Menurut UN.Org, gagasan untuk merayakan Hari Bahasa Ibu Internasional adalah inisiatif Bangladesh. Di negara itu setiap 21 Februari diperingati sebagai momen saat orang Bangladesh berjuang untuk pengakuan atas bahasa Bangla.
Hari Bahasa Ibu Internasional adalah peringatan tahunan seluruh dunia yang diadakan pada 21 Februari, untuk mempromosikan kesadaran akan keanekaragaman bahasa dan budaya serta mempromosikan multibahasa.
Pertama kali diumumkan oleh UNESCO pada 17 November 1999, namun baru secara resmi diakui oleh Majelis Umum PBB dalam resolusi yang menetapkan pada tahun 2008 sebagai International Year of Languages (Tahun Internasional Bahasa).
Melalui Konferensi Umum Organisasi Pendidikan, Ilmu Pengetahuan dan Kebudayaan PBB (UNESCO) pada November 1999, dalam resolusi A / RES / 61/266, Majelis Umum PBB meminta negara-negara anggotanya "untuk mempromosikan pelestarian dan perlindungan semua bahasa yang digunakan oleh orang-orang di dunia" pada 16 Mei 2009.
Dalam resolusi tersebut, Majelis Umum menyatakan 2008 sebagai Tahun Bahasa Internasional untuk mempromosikan persatuan dalam keanekaragaman dan pemahaman internasional melalui multibahasa dan multikulturalisme.
Jadi untuk 2021 ini sebenarnya sudah memasuki tahun ke-13 rupanya.
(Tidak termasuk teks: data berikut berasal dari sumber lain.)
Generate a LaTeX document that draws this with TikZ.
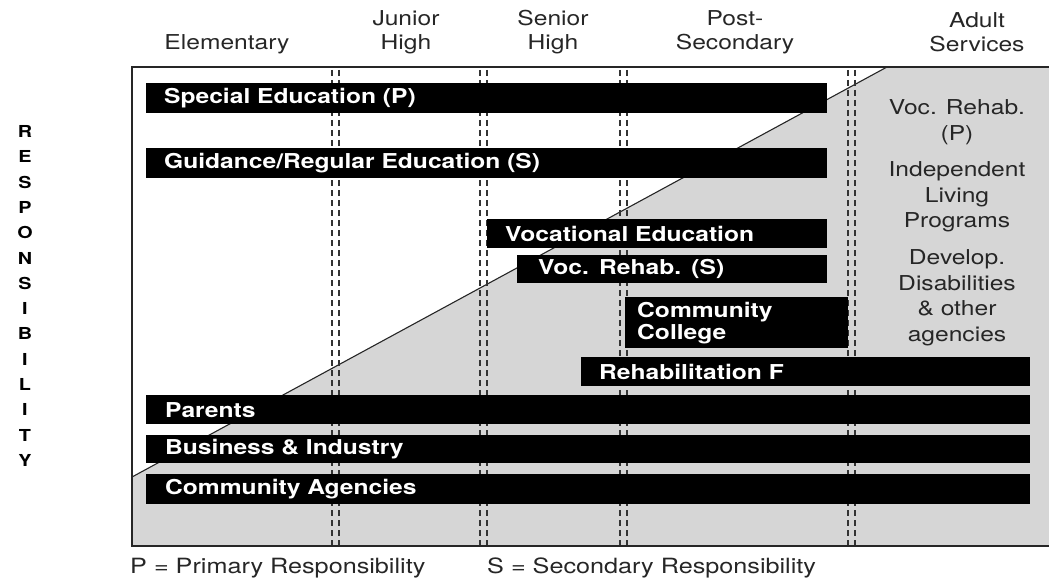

Ada yang masih bisa atau mempertahankan bahasa ibu dalam keluarga?
Lucu dan Menghibur
Berteman dengan berbagai kawan yang berasal dari berbagai kota terasa menyenangkan. Kalau yang masih satu suku, tak terlalu banyak masalah. Paling beda logat dan penamaan. Lain halnya dengan yang beda suku, jelas sangat berlainan kosakata yang dipakai.
Sebagai sesama warga Jawa Timur misalnya. Ada kata yang sebenarnya maksudnya sama. Cuma beda sedikit dalam pengucapan. Nah, bagi yang tidak terbiasa mendengar, akan terdengar lucu saja.
Ambillah contoh kata yang artinya 'tunggu sebentar'. Dalam bahasa Jawa budaya "Arek, pesisiran", biasanya menggunakan kata "sik", penggalan kata "dhisik". Artinya sebentar.